→ THE REQUEST
Beginning with the line that contains "The picture is" and ending with the line that contains "import seaborn as sns", reproduce each line exactly; include both and add nothing.

→ DATA EXTRACT
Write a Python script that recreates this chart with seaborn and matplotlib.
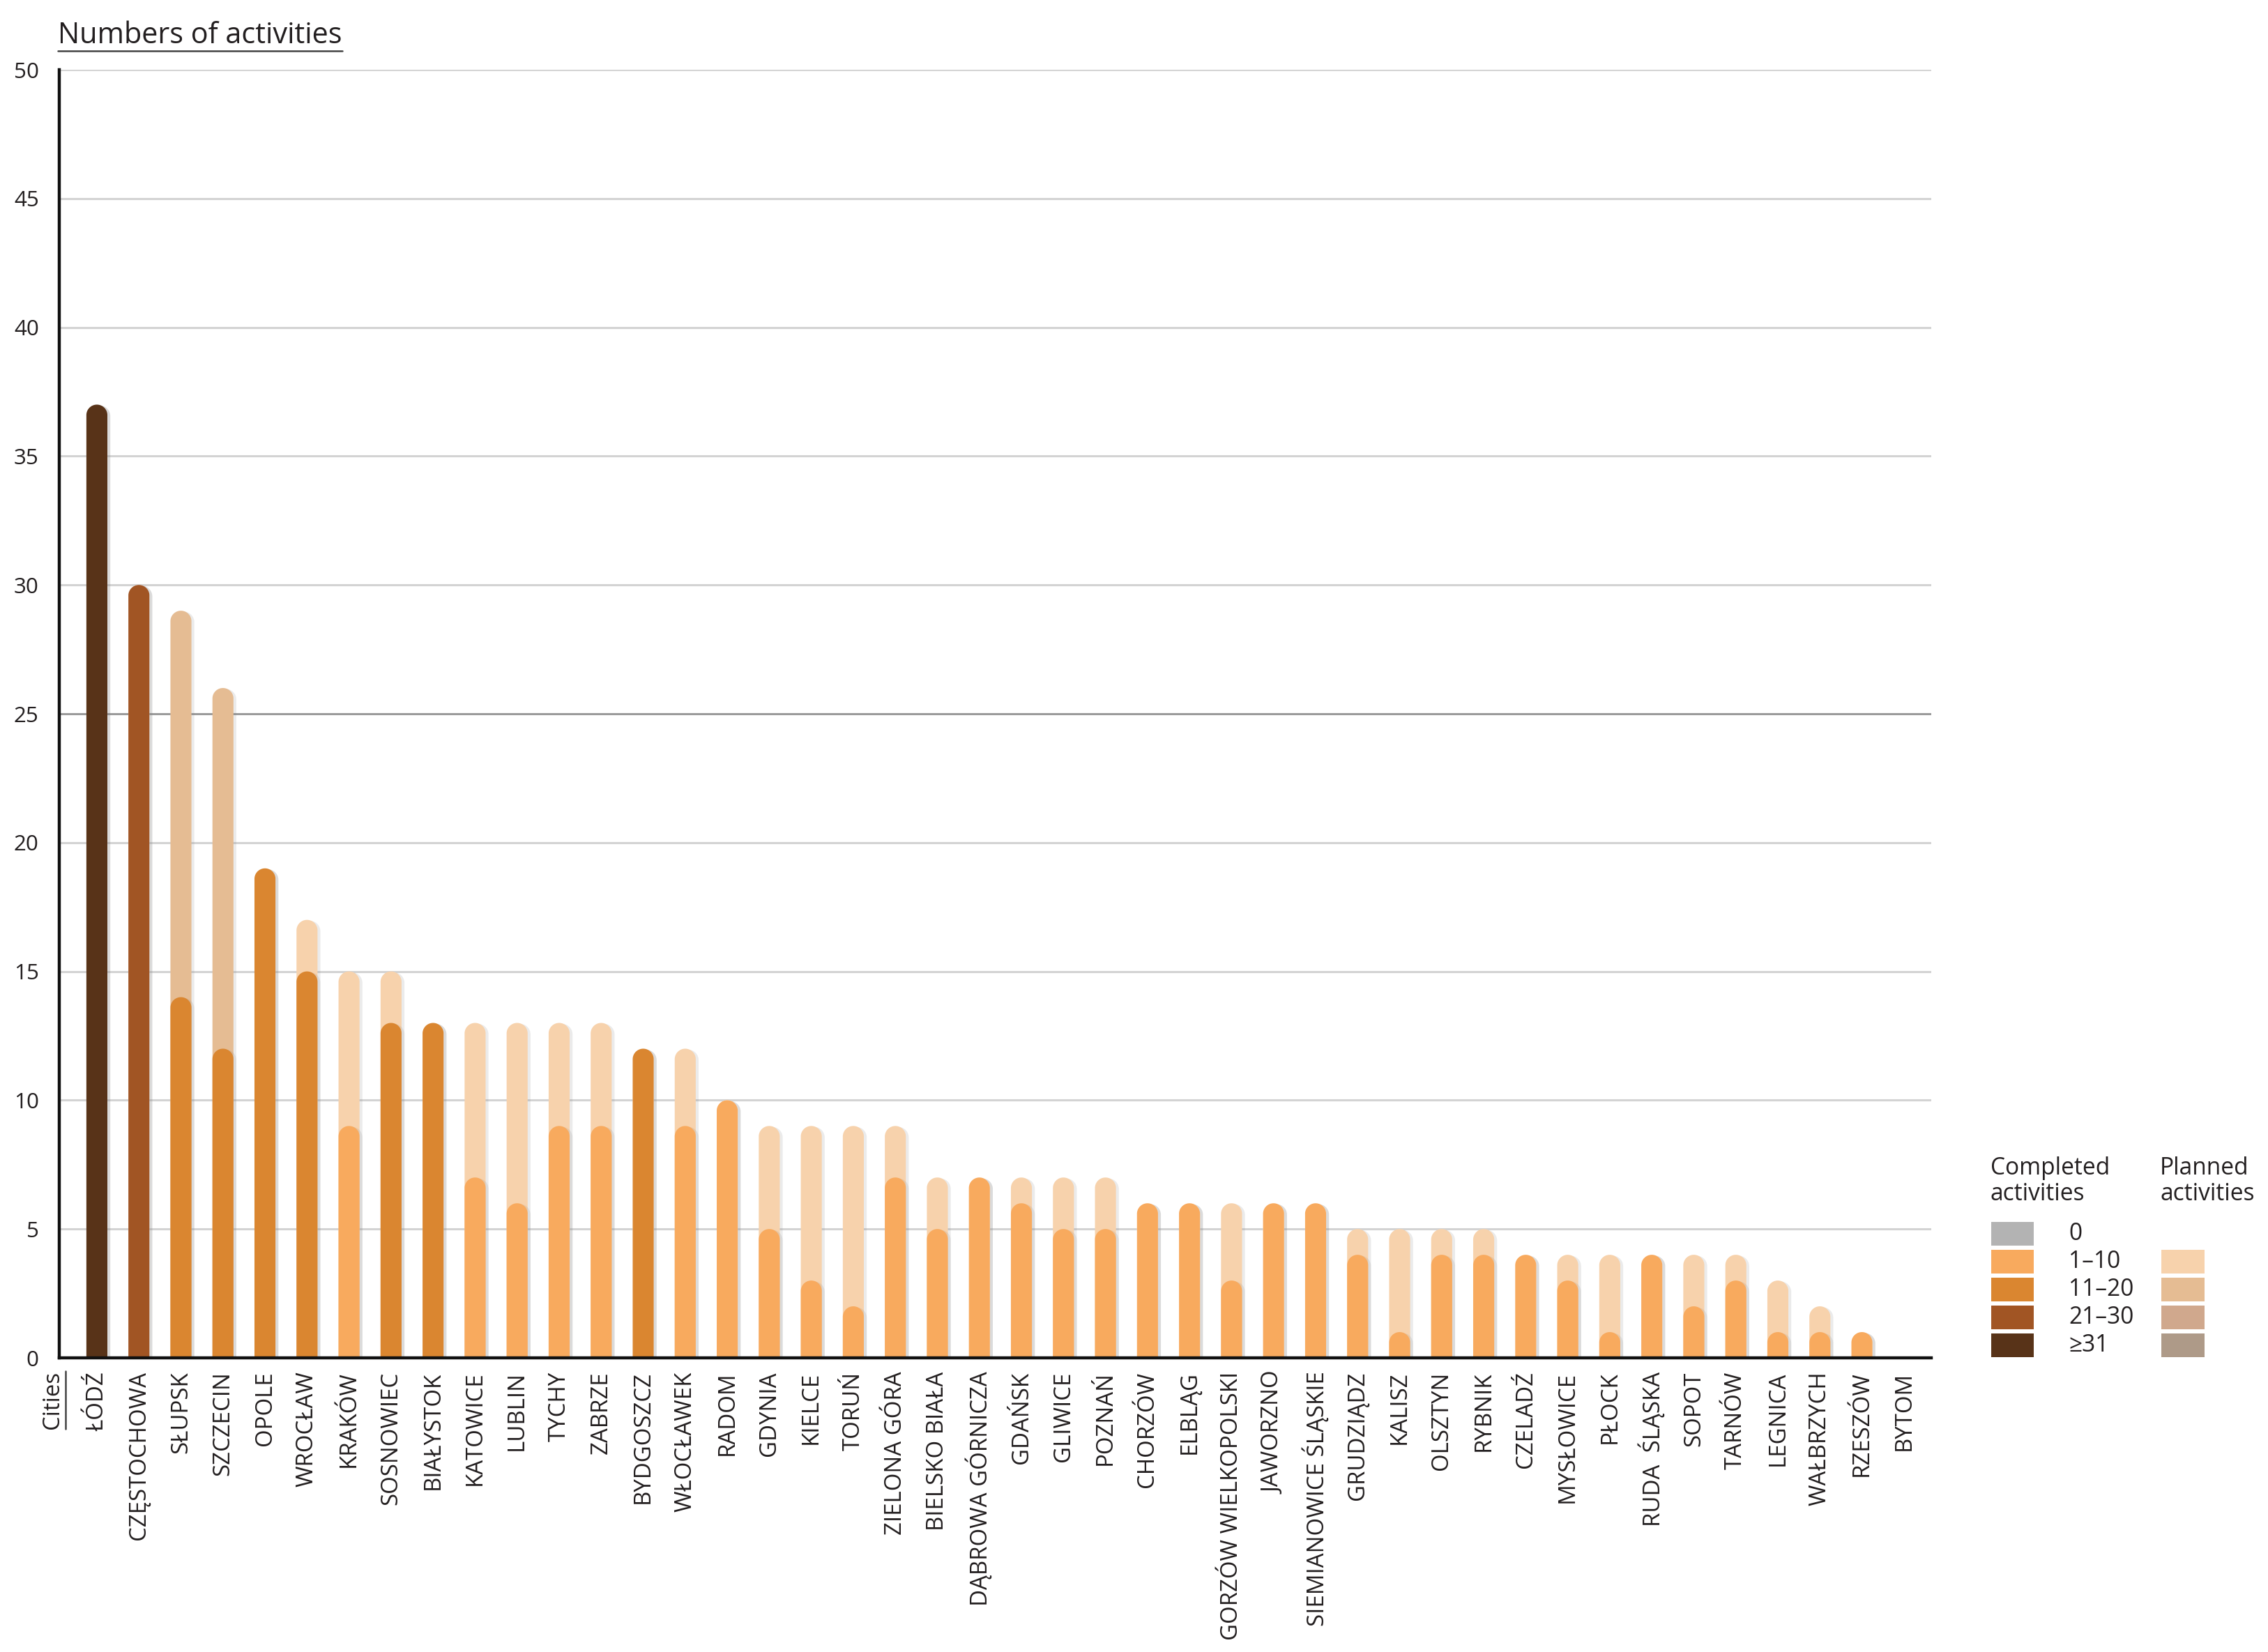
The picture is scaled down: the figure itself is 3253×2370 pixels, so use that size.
import numpy as np
import pandas as pd
import matplotlib
matplotlib.use("Agg")
import matplotlib.pyplot as plt
import matplotlib.patheffects as pe
from matplotlib.patches import Polygon, Rectangle
from matplotlib.lines import Line2D
import seaborn as sns

cities = ["ŁÓDŹ", "CZĘSTOCHOWA", "SŁUPSK", "SZCZECIN", "OPOLE", "WROCŁAW", "KRAKÓW",
          "SOSNOWIEC", "BIAŁYSTOK", "KATOWICE", "LUBLIN", "TYCHY", "ZABRZE", "BYDGOSZCZ",
          "WŁOCŁAWEK", "RADOM", "GDYNIA", "KIELCE", "TORUŃ", "ZIELONA GÓRA", "BIELSKO BIAŁA",
          "DĄBROWA GÓRNICZA", "GDAŃSK", "GLIWICE", "POZNAŃ", "CHORZÓW", "ELBLĄG",
          "GORZÓW WIELKOPOLSKI", "JAWORZNO", "SIEMIANOWICE ŚLĄSKIE", "GRUDZIĄDZ", "KALISZ",
          "OLSZTYN", "RYBNIK", "CZELADŹ", "MYSŁOWICE", "PŁOCK", "RUDA  ŚLĄSKA", "SOPOT",
          "TARNÓW", "LEGNICA", "WAŁBRZYCH", "RZESZÓW", "BYTOM"]
completed = [37, 30, 14, 12, 19, 15, 9, 13, 13, 7, 6, 9, 9, 12, 9, 10, 5, 3, 2, 7, 5,
             7, 6, 5, 5, 6, 6, 3, 6, 6, 4, 1, 4, 4, 4, 3, 1, 4, 2, 3, 1, 1, 1, 0]
total = [37, 30, 29, 26, 19, 17, 15, 15, 13, 13, 13, 13, 13, 12, 12, 10, 9, 9, 9, 9, 7,
         7, 7, 7, 7, 6, 6, 6, 6, 6, 5, 5, 5, 5, 4, 4, 4, 4, 4, 4, 3, 2, 1, 0]

bin_labels = ["0", "1–10", "11–20", "21–30", "≥31"]
completed_colors = ["#B3B3B3", "#F8AA5E", "#DA8630", "#A15524", "#583318"]
planned_colors = [None, "#F7D2AC", "#E5BC93", "#D0A88D", "#AE9A88"]

TEXT = "#231F20"


def bin_of(v):
    if v <= 0:
        return 0
    if v <= 10:
        return 1
    if v <= 20:
        return 2
    if v <= 30:
        return 3
    return 4


df = pd.DataFrame({"city": cities, "completed": completed, "total": total})
df["planned"] = df["total"] - df["completed"]
comp_pal = [completed_colors[bin_of(v)] for v in df["completed"]]
plan_pal = [planned_colors[bin_of(p)] if p > 0 else "#FFFFFF" for p in df["planned"]]

sns.set_style("white")
plt.rcParams["font.family"] = ["Open Sans", "DejaVu Sans"]

W, H = 3253, 2370
fig = plt.figure(figsize=(W / 100, H / 100), dpi=100)
rend = fig.canvas.get_renderer()


def size_for(s, target_px, base=24):
    # font size giving the wanted text width in pixels
    t = fig.text(0, 0, s, fontsize=base)
    bb = t.get_window_extent(rend)
    t.remove()
    return base * target_px / bb.width


fs_title = size_for("Numbers of activities", 410)
fs_xtick = size_for("GORZÓW WIELKOPOLSKI", 385)
fs_ytick = size_for("50", 36)
fs_cities = size_for("Cities", 83)
fs_leg = size_for("Completed", 172)

ax = fig.add_axes([85 / W, 1 - 1948 / H, (2770 - 85) / W, (1948 - 100) / H])

# planned (total) bars behind, completed bars in front
sns.barplot(data=df, x="city", y="total", hue="city", palette=plan_pal, legend=False,
            width=0.5, saturation=1, ax=ax)
n_plan = len(ax.patches)
sns.barplot(data=df, x="city", y="completed", hue="city", palette=comp_pal, legend=False,
            width=0.5, saturation=1, ax=ax)

ax.set_xlim(-0.895, 43.65)
ax.set_ylim(0, 50)

# replace the square bar tops by half circles (circular in display space)
bbox = ax.get_window_extent(rend)
px_x = bbox.width / (43.65 + 0.895)
px_y = bbox.height / 50.0
shadow = [pe.SimplePatchShadow(offset=(3, -1), shadow_rgbFace="#888888", alpha=0.16), pe.Normal()]
theta = np.linspace(np.pi, 0, 60)
patches = list(ax.patches)
for i, p in enumerate(patches):
    x, w, h = p.get_x(), p.get_width(), p.get_height()
    fc = p.get_facecolor()
    p.remove()
    if h <= 0:
        continue
    r = w / 2
    ry = r * px_x / px_y
    cy = max(h - ry, 0)
    verts = [(x, 0), (x, cy)]
    verts += list(zip(x + r + r * np.cos(theta), cy + ry * np.sin(theta)))
    verts += [(x + w, cy), (x + w, 0)]
    poly = Polygon(verts, closed=True, facecolor=fc, edgecolor="none", linewidth=0,
                   zorder=2 if i < n_plan else 3)
    poly.set_path_effects(shadow)
    ax.add_patch(poly)

# grid
for v in range(5, 55, 5):
    ax.axhline(v, color="#9B9B9B" if v == 25 else "#D3D3D3", lw=2.2, zorder=1)

sns.despine(ax=ax, top=True, right=True)
for s in ["left", "bottom"]:
    ax.spines[s].set_linewidth(3.2)
    ax.spines[s].set_color("#111111")
    ax.spines[s].set_zorder(5)

ax.set_yticks(range(0, 55, 5))
ax.set_xticks(range(len(cities)))
ax.set_xticklabels(cities, rotation=90, va="top", ha="center")
ax.tick_params(axis="y", length=0, pad=21, labelsize=fs_ytick, labelcolor=TEXT)
ax.tick_params(axis="x", length=0, pad=14, labelsize=fs_xtick, labelcolor=TEXT)
ax.set_xlabel("")
ax.set_ylabel("")

# title and axis label with underline
title = fig.text(83 / W, 1 - 62 / H, "Numbers of activities", fontsize=fs_title, color=TEXT,
                 ha="left", va="baseline")
cities_lbl = fig.text(76 / W, 1 - 1967 / H, "Cities", fontsize=fs_cities, color=TEXT,
                      rotation=90, ha="center", va="top")

tb = title.get_window_extent(rend)
fig.add_artist(Line2D([tb.x0 / W, tb.x1 / W], [(tb.y0 - 1) / H] * 2, color="#444444", lw=1.8))
cb = cities_lbl.get_window_extent(rend)
fig.add_artist(Line2D([(cb.x1 + 1) / W] * 2, [cb.y0 / H, cb.y1 / H], color="#444444", lw=1.8))

# legend
fig.text(2855 / W, 1 - 1722 / H, "Completed\nactivities", fontsize=fs_leg, color=TEXT,
         ha="left", va="baseline", linespacing=1.1)
fig.text(3098 / W, 1 - 1722 / H, "Planned\nactivities", fontsize=fs_leg, color=TEXT,
         ha="left", va="baseline", linespacing=1.1)
for k, lab in enumerate(bin_labels):
    y0 = 1753 + 40 * k
    fig.add_artist(Rectangle((2856 / W, 1 - (y0 + 34) / H), 61 / W, 34 / H,
                             facecolor=completed_colors[k], edgecolor="none"))
    fig.text(2967 / W, 1 - (y0 + 17) / H, lab, fontsize=fs_leg, color=TEXT,
             ha="left", va="center")
    if planned_colors[k] is not None:
        fig.add_artist(Rectangle((3100 / W, 1 - (y0 + 34) / H), 62 / W, 34 / H,
                                 facecolor=planned_colors[k], edgecolor="none"))

fig.savefig("out.png", dpi=100, facecolor="white")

→ ANSWER TO THIS PROBLEM
The picture is scaled down: the figure itself is 3253×2370 pixels, so use that size.
import numpy as np
import pandas as pd
import matplotlib
matplotlib.use("Agg")
import matplotlib.pyplot as plt
import matplotlib.patheffects as pe
from matplotlib.patches import Polygon, Rectangle
from matplotlib.lines import Line2D
import seaborn as sns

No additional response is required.